What is a QDRO (Qualified Domestic Relations Order)?
When going through a divorce process, it is common that you will need to divide your retirement accounts, just as you divide the rest of your assets and debts. The difference is a retirement account may require a special document to divide it, called a QDRO (Qualified Domestic Relations Order) or DRO (Domestic Relations Order). For the purpose of this article, we are going to refer to the documents generally as a QDRO.
What is a QDRO or DRO?
A Qualified Domestic Relations Order or Domestic Relations Order is a legal document used in the division of retirement accounts at the time of a divorce. The QDRO dictates the percentage or amount of an account a spouse is to receive from the account when it is divided.
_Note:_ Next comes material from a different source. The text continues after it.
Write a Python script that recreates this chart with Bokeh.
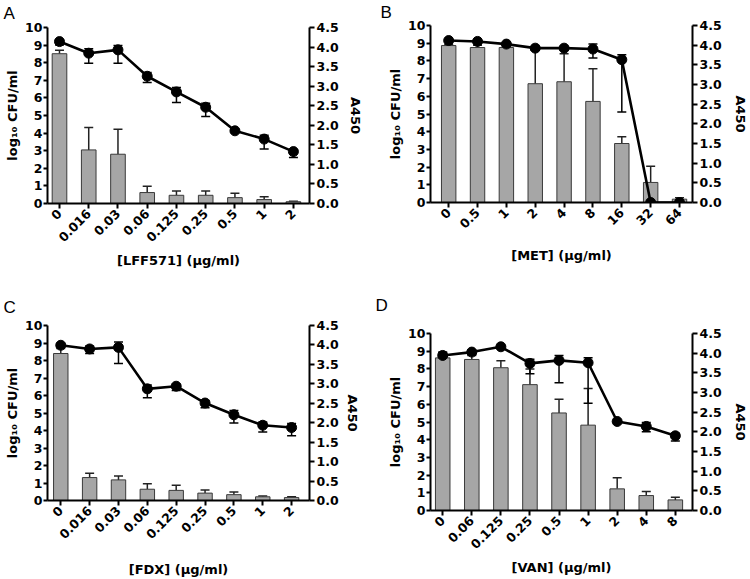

It additionally includes any other terms related to the account, such as a survivor beneficiary if applicable. As an example, consider that Spouse #1 has a 401(k) account through their employer. This account is only in their name, but was earned during their marriage. The court can order that a percentage or portion of this 401(k) is awarded to Spouse #2 as their property in the divorce. The QDRO is basically the direction sheet telling the administrator of the account what portion should be taken out of Spouse #1’s 401(k) and put into a 401(k) in Spouse #2’s name.
A QDRO is used for the division of “qualified” accounts while a DRO is used for the division of “non-qualified” accounts.
Why do I need a QDRO?
A QDRO legally divides a retirement account at the time of divorce without the typical implications of dividing such an account, like taxes and penalties. Let’s imagine that you are wanting to take money out of your retirement account or divide it to give a portion to another person, but you are not going through a divorce. This division or cash-out would typically include taxes and penalties. There is an exception during a divorce to divide your retirement accounts without taxes or penalties, with the use of a QDRO. This document indicates to the account administrator that the account can be divided without these negative financial implications.
That being said, please speak with your divorce professional before attempting any cash-out of an account, as removing the funds from the account rather than simply dividing the account can still result in tax or penalty implications.
When do I need a QDRO?
QDROs are typically used for accounts that fall into two categories - Defined Contributions Accounts and Defined Benefits Accounts. IRA accounts do not require a QDRO.
A Defined Contributions Account is typically an account you have through your employer. I like to refer to them as any account that starts with a “4”, as well as a few other account types. Some examples include: 401(k), 403(b), 401(a), and PSP. Some accounts may require a similar document to a QDRO referred to as a COAP (Court Order Acceptable for Processing) instead.
A Defined Benefits Account is also commonly referred to as a pension. While not commonly offered by many employers, it still appears in the education and government systems for employees.
On occasion, a QDRO may also be needed to divide other unique assets like an annuity. It will depend on the plan details associated with the asset.
How do I draft a QDRO?
A QDRO should always be drafted by a specialist. While some financial institutions may offer QDRO services in-house, it is more common that they do not. A QDRO specialist is typically an attorney with education specific to the QDRO process. Some specialists will charge you a flat fee per QDRO, while others will charge you an hourly rate. You typically need an individual QDRO per retirement account that needs to be divided. For example, if you have a 401(k), pension, and 403(b), you would usually need 3 QDROs to divide all of them individually.
Remember that you typically only have one chance to divide your retirement account. For this reason, it is particularly important to have it done the right way the first time. You want to complete your QDRO within about 60 days of your divorce being finalized to avoid any complications by delaying the process.